Task to carry out » Could you repeat the records below exactly, leaving out any pictures?

Dataset rows »
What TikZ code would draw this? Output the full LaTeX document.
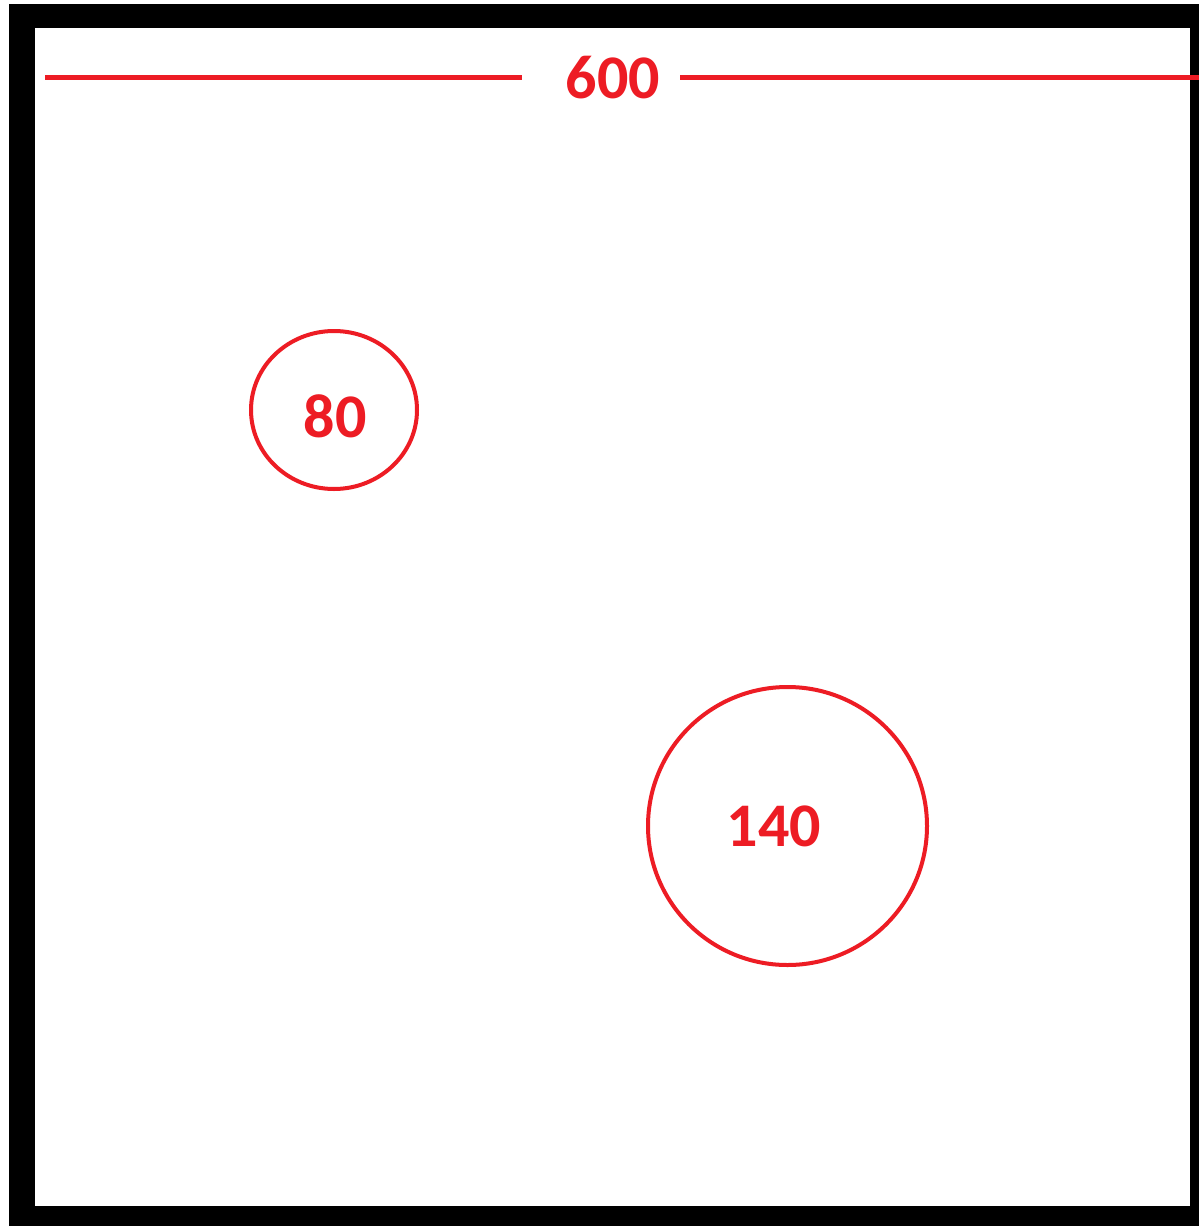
\documentclass[tikz,border=0pt]{standalone}
\usepackage{fontspec}
\setmainfont{Carlito}
\definecolor{pred}{RGB}{237,28,36}
\begin{document}
\begin{tikzpicture}[x=1pt,y=-1pt,
  lbl/.style={text=pred,font=\fontsize{62}{62}\selectfont\bfseries,inner sep=0pt},
  redline/.style={draw=pred,line width=5pt},
  ring/.style={draw=pred,line width=4pt}]
\useasboundingbox (0,0) rectangle (1199,1226);
\begin{scope}
\clip (0,0) rectangle (1199,1226);
\fill[black] (9,4) rectangle (1230,1250);
\fill[white] (35,28) rectangle (1190,1206);
\coordinate (l1) at (45,77);
\coordinate (l2) at (522,77);
\coordinate (r1) at (680,77);
\coordinate (r2) at (1210,77);
\draw[redline] (l1) -- (l2);
\draw[redline] (r1) -- (r2);
\end{scope}
\node[lbl] (w) at (613,78) {600};
\draw[ring] (334,410) ellipse [x radius=83, y radius=79];
\node[lbl] (a) at (335,416) {80};
\draw[ring] (787.5,826) ellipse [x radius=139.5, y radius=139];
\node[lbl] (b) at (774,826) {140};
\end{tikzpicture}
\end{document}
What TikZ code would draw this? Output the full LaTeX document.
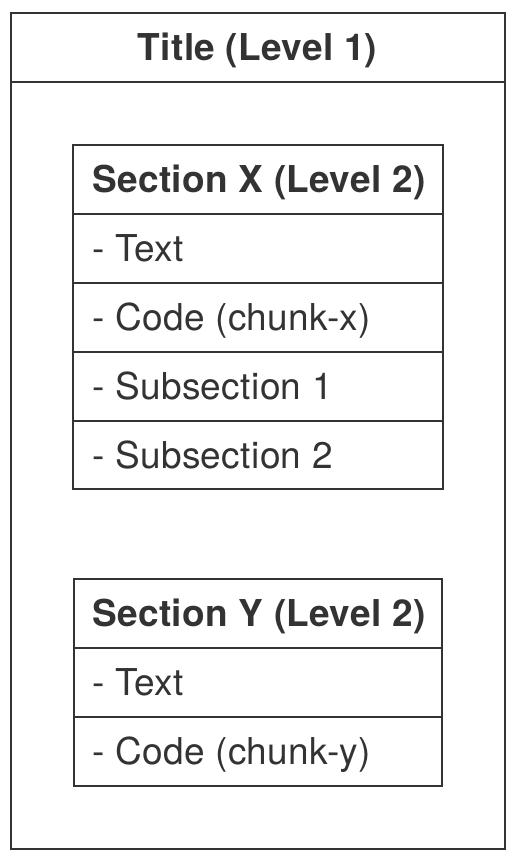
\documentclass[tikz,border=0pt]{standalone}
\usepackage{fontspec}
\setmainfont{TeX Gyre Heros}[LetterSpace=1.0]
\begin{document}
\begin{tikzpicture}[x=1pt,y=-1pt,
  frame/.style={draw=ln,line width=2pt},
  lbl/.style={inner sep=0pt,text height=26.6pt,text depth=0pt,text=tx,font=\fontsize{37}{42}\selectfont},
  hdr/.style={lbl,font=\fontsize{37}{42}\selectfont\bfseries}]
\definecolor{ln}{HTML}{333333}
\definecolor{tx}{HTML}{333333}
\useasboundingbox[fill=white] (0,0) rectangle (520,862);
% outer
\draw[frame] (11,13) rectangle (505,849);
\draw[frame] (11,82) -- (505,82);
\node[hdr] (title) at (257.5,47.5) {Title (Level 1)};
% section X
\draw[frame] (73,145) rectangle (443,489);
\foreach \y in {214,283,352,421} \draw[frame] (73,\y) -- (443,\y);
\node[hdr,anchor=west] (sx) at (92,179.5) {Section X (Level 2)};
\node[lbl,anchor=west] (sx1) at (92,248.5) {- Text};
\node[lbl,anchor=west] (sx2) at (92,317.5) {- Code (chunk-x)};
\node[lbl,anchor=west] (sx3) at (92,386.5) {- Subsection 1};
\node[lbl,anchor=west] (sx4) at (92,455) {- Subsection 2};
% section Y
\draw[frame] (74,579) rectangle (442,786);
\foreach \y in {648,717} \draw[frame] (74,\y) -- (442,\y);
\node[hdr,anchor=west] (sy) at (92,613.5) {Section Y (Level 2)};
\node[lbl,anchor=west] (sy1) at (92,682.5) {- Text};
\node[lbl,anchor=west] (sy2) at (92,751.5) {- Code (chunk-y)};
\end{tikzpicture}
\end{document}
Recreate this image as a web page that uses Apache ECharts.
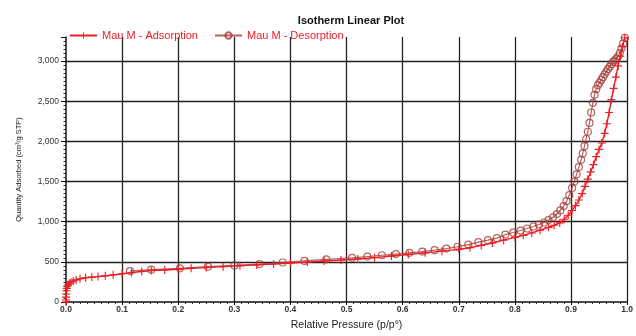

Reply »
What TikZ code would draw this? Output the full LaTeX document.
\documentclass[tikz,border=0pt]{standalone}
\usepackage{fontspec}
\setmainfont{Carlito}
\definecolor{pred}{RGB}{237,28,36}
\begin{document}
\begin{tikzpicture}[x=1pt,y=-1pt,
  lbl/.style={text=pred,font=\fontsize{62}{62}\selectfont\bfseries,inner sep=0pt},
  redline/.style={draw=pred,line width=5pt},
  ring/.style={draw=pred,line width=4pt}]
\useasboundingbox (0,0) rectangle (1199,1226);
\begin{scope}
\clip (0,0) rectangle (1199,1226);
\fill[black] (9,4) rectangle (1230,1250);
\fill[white] (35,28) rectangle (1190,1206);
\coordinate (l1) at (45,77);
\coordinate (l2) at (522,77);
\coordinate (r1) at (680,77);
\coordinate (r2) at (1210,77);
\draw[redline] (l1) -- (l2);
\draw[redline] (r1) -- (r2);
\end{scope}
\node[lbl] (w) at (613,78) {600};
\draw[ring] (334,410) ellipse [x radius=83, y radius=79];
\node[lbl] (a) at (335,416) {80};
\draw[ring] (787.5,826) ellipse [x radius=139.5, y radius=139];
\node[lbl] (b) at (774,826) {140};
\end{tikzpicture}
\end{document}
What TikZ code would draw this? Output the full LaTeX document.
\documentclass[tikz,border=0pt]{standalone}
\usepackage{fontspec}
\setmainfont{TeX Gyre Heros}[LetterSpace=1.0]
\begin{document}
\begin{tikzpicture}[x=1pt,y=-1pt,
  frame/.style={draw=ln,line width=2pt},
  lbl/.style={inner sep=0pt,text height=26.6pt,text depth=0pt,text=tx,font=\fontsize{37}{42}\selectfont},
  hdr/.style={lbl,font=\fontsize{37}{42}\selectfont\bfseries}]
\definecolor{ln}{HTML}{333333}
\definecolor{tx}{HTML}{333333}
\useasboundingbox[fill=white] (0,0) rectangle (520,862);
% outer
\draw[frame] (11,13) rectangle (505,849);
\draw[frame] (11,82) -- (505,82);
\node[hdr] (title) at (257.5,47.5) {Title (Level 1)};
% section X
\draw[frame] (73,145) rectangle (443,489);
\foreach \y in {214,283,352,421} \draw[frame] (73,\y) -- (443,\y);
\node[hdr,anchor=west] (sx) at (92,179.5) {Section X (Level 2)};
\node[lbl,anchor=west] (sx1) at (92,248.5) {- Text};
\node[lbl,anchor=west] (sx2) at (92,317.5) {- Code (chunk-x)};
\node[lbl,anchor=west] (sx3) at (92,386.5) {- Subsection 1};
\node[lbl,anchor=west] (sx4) at (92,455) {- Subsection 2};
% section Y
\draw[frame] (74,579) rectangle (442,786);
\foreach \y in {648,717} \draw[frame] (74,\y) -- (442,\y);
\node[hdr,anchor=west] (sy) at (92,613.5) {Section Y (Level 2)};
\node[lbl,anchor=west] (sy1) at (92,682.5) {- Text};
\node[lbl,anchor=west] (sy2) at (92,751.5) {- Code (chunk-y)};
\end{tikzpicture}
\end{document}
Recreate this image as a web page that uses Apache ECharts.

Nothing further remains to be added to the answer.